En général, les notes financières sont attribuées à de grandes entreprises ou à des institutions, quelles en sont les conditions et est-ce possible qu’une PMI/PME soit notée ?
Toute entreprise ou institution peut se faire noter et il est bon de rappeler que la notation financière est désormais une obligation pour toutes les sociétés cotées à la bourse régionale. Les PME ne sont donc pas exclues et gagneraient à se faire noter car la notation financière peut améliorer la situation de celles qui n’accèdent pas facilement au crédit, en raison de l’absence de garanties.
Toute structure qui fait appel à du financement, a besoin de se faire évaluer selon les critères et standards de son secteur. Pays, institutions, fonds, collectivités territoriales, banques de développement etc… Les PME-PMI n’y échappent donc pas.
La notation financière atténue le problème de l’asymétrie d’information, en communiquant au marché et aux investisseurs des informations fiables. L’enjeu de la notation financière est d’accéder à une information fiable, retraitée, filtrée par un processus analytique et qui puisse faire sens.
Certains préalables doivent être remplies, l’urgence pour les PME de croissance en Côte d’Ivoire est davantage de se formaliser, d’avoir recours à des experts comptables agréés, et de s’astreindre à une discipline de gestion susceptible de leur ouvrir des portes et de grandir. Beaucoup d’entre elles ont des faiblesses en fonds propres, et nécessitent l’arrivée de fonds de capital investissement.

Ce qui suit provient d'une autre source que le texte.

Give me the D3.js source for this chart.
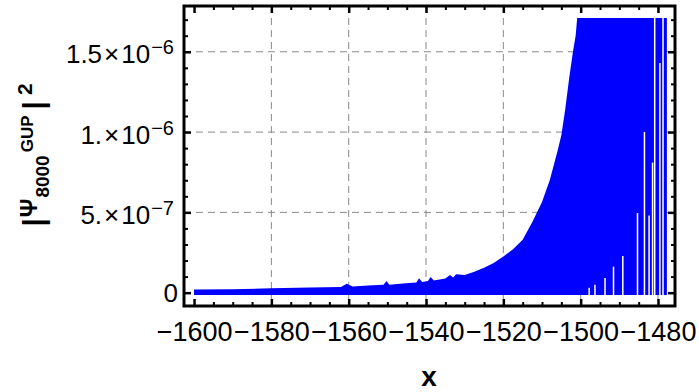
<!DOCTYPE html>
<html>
<head>
<meta charset="utf-8">
<script src="https://cdn.jsdelivr.net/npm/d3@7"></script>
<style>
body { margin: 0; background: #fff; }
svg { display: block; font-family: "Liberation Sans", Arial, sans-serif; }
</style>
</head>
<body>
<div id="viz"></div>
<script>
var width = 699
var height = 392

// upper edge of the dense |psi|^2 band, values in units of 1e-7
var bandX = [-1600, -1590, -1580, -1570, -1562, -1560.5, -1559, -1555, -1551, -1550.2, -1549.5, -1546,
	-1542.5, -1541.8, -1541, -1539.5, -1538.8, -1538, -1535, -1533.8, -1533, -1532.2, -1530, -1527.5,
	-1525, -1522.5, -1520, -1517.5, -1515, -1512.5, -1510, -1508, -1506, -1505, -1504, -1503, -1502,
	-1501.3, -1500.9, -1477.7]
var bandTop = [0.2, 0.22, 0.27, 0.32, 0.36, 0.55, 0.38, 0.44, 0.49, 0.72, 0.5, 0.57,
	0.64, 0.9, 0.66, 0.72, 0.98, 0.76, 0.88, 1.1, 0.95, 1.15, 1.1, 1.3,
	1.55, 1.85, 2.25, 2.7, 3.3, 4.4, 5.65, 7.0, 8.8, 9.8, 11.4, 13.3, 15.0,
	16.0, 17.1, 17.1]
var bandFloor = -0.15

// white gaps near the right end: x and how high the gap reaches (1e-7)
var gapX = [-1497.8, -1496.3, -1493.7, -1491.5, -1489.1, -1485.3, -1483.5, -1482.3, -1481.4, -1480.85, -1479.5, -1478.7]
var gapTop = [0.3, 0.5, 0.92, 1.62, 2.29, 4.96, 10.0, 4.8, 8.1, 17.1, 14.3, 17.1]

var xTicks = [-1600, -1580, -1560, -1540, -1520, -1500, -1480]
var yTicks = [0, 5e-7, 1e-6, 1.5e-6]
var yTickMant = ["0", "5.", "1.", "1.5"]
var yTickExp = ["", "\u22127", "\u22126", "\u22126"]

var fLeft = 184, fRight = 675, fTop = 6, fBottom = 306

var x = d3.scaleLinear().domain([-1602.6, -1475.6]).range([fLeft, fRight])
var y = d3.scaleLinear().domain([-0.83e-7, 1.785e-6]).range([fBottom, fTop])

var svg = d3.select("#viz")
	.append("svg")
	.attr("width", width)
	.attr("height", height)

// grid
svg.append("g").selectAll("line")
	.data(xTicks.slice(1))
	.enter().append("line")
	.attr("x1", function(d){ return x(d) })
	.attr("x2", function(d){ return x(d) })
	.attr("y1", fTop).attr("y2", fBottom)
	.attr("stroke", "#888").attr("stroke-width", 1).attr("stroke-dasharray", "7,5")

svg.append("g").selectAll("line")
	.data(yTicks.slice(1))
	.enter().append("line")
	.attr("y1", function(d){ return y(d) })
	.attr("y2", function(d){ return y(d) })
	.attr("x1", fLeft).attr("x2", fRight)
	.attr("stroke", "#888").attr("stroke-width", 1).attr("stroke-dasharray", "7,5")

// band
var band = bandX.map(function(v, i){ return {x: v, top: bandTop[i]} })
var area = d3.area()
	.x(function(d){ return x(d.x) })
	.y0(y(bandFloor * 1e-7))
	.y1(function(d){ return y(d.top * 1e-7) })

svg.append("path")
	.datum(band)
	.attr("d", area)
	.attr("fill", "#0000ff")

svg.append("g").selectAll("line")
	.data(gapX.map(function(v, i){ return {x: v, top: gapTop[i]} }))
	.enter().append("line")
	.attr("x1", function(d){ return x(d.x) })
	.attr("x2", function(d){ return x(d.x) })
	.attr("y1", y(bandFloor * 1e-7) + 1)
	.attr("y2", function(d){ return y(d.top * 1e-7) })
	.attr("stroke", "#fff").attr("stroke-width", 1.5)

// ticks on all four sides, pointing in
var xMinor = d3.range(-1600, -1479, 5).filter(function(d){ return d % 20 !== 0 })
var yMinor = d3.range(1, 18).filter(function(d){ return d % 5 !== 0 }).map(function(d){ return d * 1e-7 })

function tickAxis(axis, scale, values, size, pos, sw) {
	var g = svg.append("g")
		.attr("transform", pos)
		.call(axis(scale).tickValues(values).tickSizeInner(size).tickSizeOuter(0).tickFormat(""))
	g.select(".domain").remove()
	g.selectAll("line").attr("stroke", "#000").attr("stroke-width", sw)
	return g
}
tickAxis(d3.axisBottom, x, xTicks, -7, "translate(0," + fBottom + ")", 2.5)
tickAxis(d3.axisBottom, x, xMinor, -4, "translate(0," + fBottom + ")", 2)
tickAxis(d3.axisTop, x, xTicks, -7, "translate(0," + fTop + ")", 2.5)
tickAxis(d3.axisTop, x, xMinor, -4, "translate(0," + fTop + ")", 2)
tickAxis(d3.axisLeft, y, yTicks, -7, "translate(" + fLeft + ",0)", 2.5)
tickAxis(d3.axisLeft, y, yMinor, -4, "translate(" + fLeft + ",0)", 2)
tickAxis(d3.axisRight, y, yTicks, -7, "translate(" + fRight + ",0)", 2.5)
tickAxis(d3.axisRight, y, yMinor, -4, "translate(" + fRight + ",0)", 2)

// frame
svg.append("rect")
	.attr("x", fLeft).attr("y", fTop)
	.attr("width", fRight - fLeft).attr("height", fBottom - fTop)
	.attr("fill", "none").attr("stroke", "#000").attr("stroke-width", 3)

// x labels
var xAxis = d3.axisBottom(x)
	.tickValues(xTicks)
	.tickSize(0)
	.tickPadding(16)
	.tickFormat(d3.format("d"))
var gx = svg.append("g").attr("transform", "translate(0," + fBottom + ")").call(xAxis)
gx.select(".domain").remove()
gx.selectAll("text").attr("font-size", 27).attr("font-family", "Liberation Sans").attr("fill", "#000")

// y labels
yTicks.forEach(function(v, i){
	var t = svg.append("text")
		.attr("text-anchor", "end")
		.attr("font-size", 26)
		.attr("fill", "#000")
	if (yTickExp[i] === "") {
		t.attr("x", 178).attr("y", y(v) + 9).text(yTickMant[i])
	} else {
		t.attr("x", 174).attr("y", y(v) + 11.5)
		t.append("tspan").text(yTickMant[i])
		t.append("tspan").attr("dx", 2).text("\u00d7")
		t.append("tspan").attr("dx", 2).text("10")
		t.append("tspan").attr("font-size", 20).attr("dy", -9).attr("dx", 1).text(yTickExp[i])
	}
})

// axis titles
svg.append("text")
	.attr("x", 429).attr("y", 386)
	.attr("text-anchor", "middle")
	.attr("font-size", 28).attr("font-weight", "bold")
	.text("x")

var yl = svg.append("text")
	.attr("transform", "translate(37,155) rotate(-90)")
	.attr("text-anchor", "middle")
	.attr("font-weight", "bold")
yl.append("tspan").attr("font-size", 30).attr("dy", 7).text("|")
yl.append("tspan").attr("font-size", 23).attr("dy", -7).attr("dx", 1).text("\u03a8")
yl.append("tspan").attr("font-size", 19).attr("dy", 12).attr("dx", 1).text("8000")
yl.append("tspan").attr("font-size", 17).attr("dy", -16).attr("dx", 3).text("GUP")
yl.append("tspan").attr("font-size", 30).attr("dy", 11).attr("dx", 6).text("|")
yl.append("tspan").attr("font-size", 21).attr("dy", -12).attr("dx", 6).text("2")
</script>
</body>
</html>
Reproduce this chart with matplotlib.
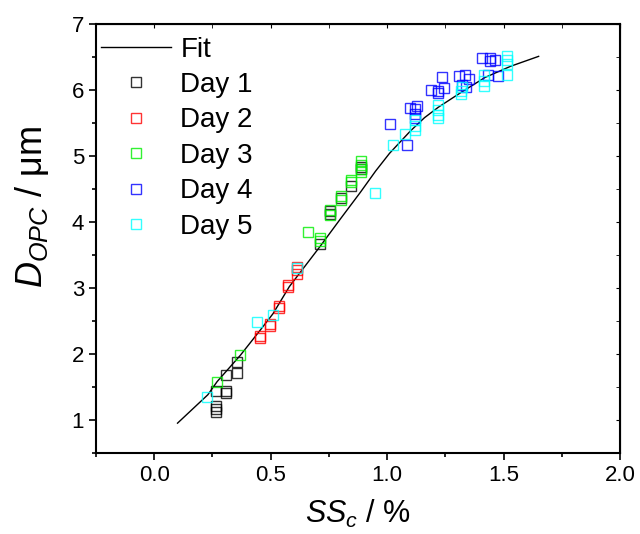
import matplotlib
matplotlib.use("Agg")
import matplotlib.pyplot as plt
from matplotlib.ticker import MultipleLocator

plt.rcParams['font.family'] = ['Liberation Sans', 'DejaVu Sans']
plt.rcParams['mathtext.fontset'] = 'custom'
plt.rcParams['mathtext.rm'] = 'Liberation Sans'
plt.rcParams['mathtext.it'] = 'Liberation Sans:italic'

# fit curve
fit_x = [0.10, 0.23, 0.27, 0.37, 0.455, 0.51, 0.58, 0.71, 0.80, 0.885,
         0.95, 1.01, 1.10, 1.16, 1.22, 1.32, 1.42, 1.53, 1.65]
fit_y = [0.95, 1.38, 1.58, 1.98, 2.36, 2.61, 3.02, 3.62, 4.05, 4.45,
         4.77, 5.04, 5.38, 5.58, 5.74, 5.97, 6.19, 6.36, 6.51]

day1_x = [0.265, 0.265, 0.265, 0.265, 0.31, 0.31, 0.31, 0.356, 0.356,
          0.713, 0.754, 0.754, 0.80, 0.846, 0.889, 0.889]
day1_y = [1.12, 1.16, 1.21, 1.44, 1.40, 1.43, 1.675, 1.71, 1.88,
          3.66, 4.12, 4.16, 4.37, 4.55, 4.80, 4.84]

day2_x = [0.455, 0.455, 0.497, 0.497, 0.537, 0.537, 0.576, 0.576, 0.612, 0.612, 0.612]
day2_y = [2.24, 2.27, 2.42, 2.45, 2.69, 2.72, 3.02, 3.04, 3.21, 3.27, 3.32]

day3_x = [0.27, 0.368, 0.659, 0.713, 0.713, 0.754, 0.754, 0.80, 0.80,
          0.846, 0.846, 0.889, 0.889, 0.889, 0.889]
day3_y = [1.57, 1.98, 3.85, 3.71, 3.75, 4.10, 4.18, 4.33, 4.40,
          4.61, 4.64, 4.76, 4.81, 4.86, 4.93]

day4_x = [1.014, 1.083, 1.10, 1.12, 1.13, 1.12, 1.12, 1.187, 1.218, 1.218,
          1.244, 1.234, 1.31, 1.333, 1.35, 1.319, 1.339, 1.407, 1.441,
          1.464, 1.431, 1.474, 1.44]
day4_y = [5.49, 5.16, 5.72, 5.71, 5.75, 5.58, 5.64, 6.00, 5.99, 5.95,
          6.03, 6.19, 6.21, 6.23, 6.17, 6.07, 6.04, 6.48, 6.48,
          6.46, 6.23, 6.21, 6.44]

day5_x = [0.226, 0.442, 0.51, 0.612, 0.948, 1.026, 1.075, 1.12, 1.12, 1.12,
          1.22, 1.22, 1.22, 1.22, 1.317, 1.317, 1.32, 1.416, 1.416, 1.416,
          1.513, 1.513, 1.513, 1.513]
day5_y = [1.35, 2.49, 2.59, 3.30, 4.44, 5.16, 5.33, 5.40, 5.46, 5.54,
          5.57, 5.62, 5.69, 5.77, 5.94, 5.99, 6.05, 6.06, 6.14, 6.22,
          6.22, 6.40, 6.46, 6.51]

days = [(day1_x, day1_y, 'black', 'Day 1'),
        (day2_x, day2_y, 'red', 'Day 2'),
        (day3_x, day3_y, '#00ee00', 'Day 3'),
        (day4_x, day4_y, 'blue', 'Day 4'),
        (day5_x, day5_y, 'cyan', 'Day 5')]

fig = plt.figure(figsize=(6.4, 5.34), dpi=100)
ax = fig.add_axes([0.15, 0.152, 0.819, 0.803])

ax.plot(fit_x, fit_y, color='black', lw=1, label='Fit')
for xs, ys, c, lab in days:
    ax.plot(xs, ys, ls='none', marker='s', ms=7, mfc='none', mec=c,
            mew=1, alpha=0.8, label=lab)

ax.set_xlim(-0.25, 2.0)
ax.set_ylim(0.5, 7)
ax.xaxis.set_major_locator(MultipleLocator(0.5))
ax.xaxis.set_minor_locator(MultipleLocator(0.25))
ax.yaxis.set_major_locator(MultipleLocator(1))
ax.yaxis.set_minor_locator(MultipleLocator(0.5))
ax.tick_params(which='both', direction='out', labelsize=16, width=1.2)
ax.tick_params(which='major', length=5)
ax.tick_params(which='minor', length=3)
for s in ax.spines.values():
    s.set_linewidth(1.5)

top = ax.secondary_xaxis('top')
top.xaxis.set_major_locator(MultipleLocator(0.5))
top.xaxis.set_minor_locator(MultipleLocator(0.25))
top.tick_params(which='both', direction='in', labeltop=False, length=3)
right = ax.secondary_yaxis('right')
right.yaxis.set_major_locator(MultipleLocator(1))
right.yaxis.set_minor_locator(MultipleLocator(0.5))
right.tick_params(which='both', direction='in', labelright=False, length=3)

ax.set_xlabel('$SS_c$ / %', fontsize=22, labelpad=9)
ax.set_ylabel('$D_{OPC}$ / μm', fontsize=26)
ax.yaxis.set_label_coords(-0.085, 0.575)

ax.legend(loc='upper left', bbox_to_anchor=(-0.014, 1.0), frameon=False,
          fontsize=20, handlelength=2.5, labelspacing=0.34, borderaxespad=0.0,
          borderpad=0.45, handletextpad=0.35)

fig.savefig('out.png', dpi=100)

Nous avons été sollicité par certaines d’entre elles, mais elles se sont vite rendues compte qu’il y avait un chemin préalable à faire pour y arriver. Il ne faut pas venir voir l’agence de notation quand on a un besoin plus ou moins urgent de trésorerie, il faut y venir lorsqu’on est prêt à faire un bond qualitatif et quantitatif vers la taille, de grandir, d’investir.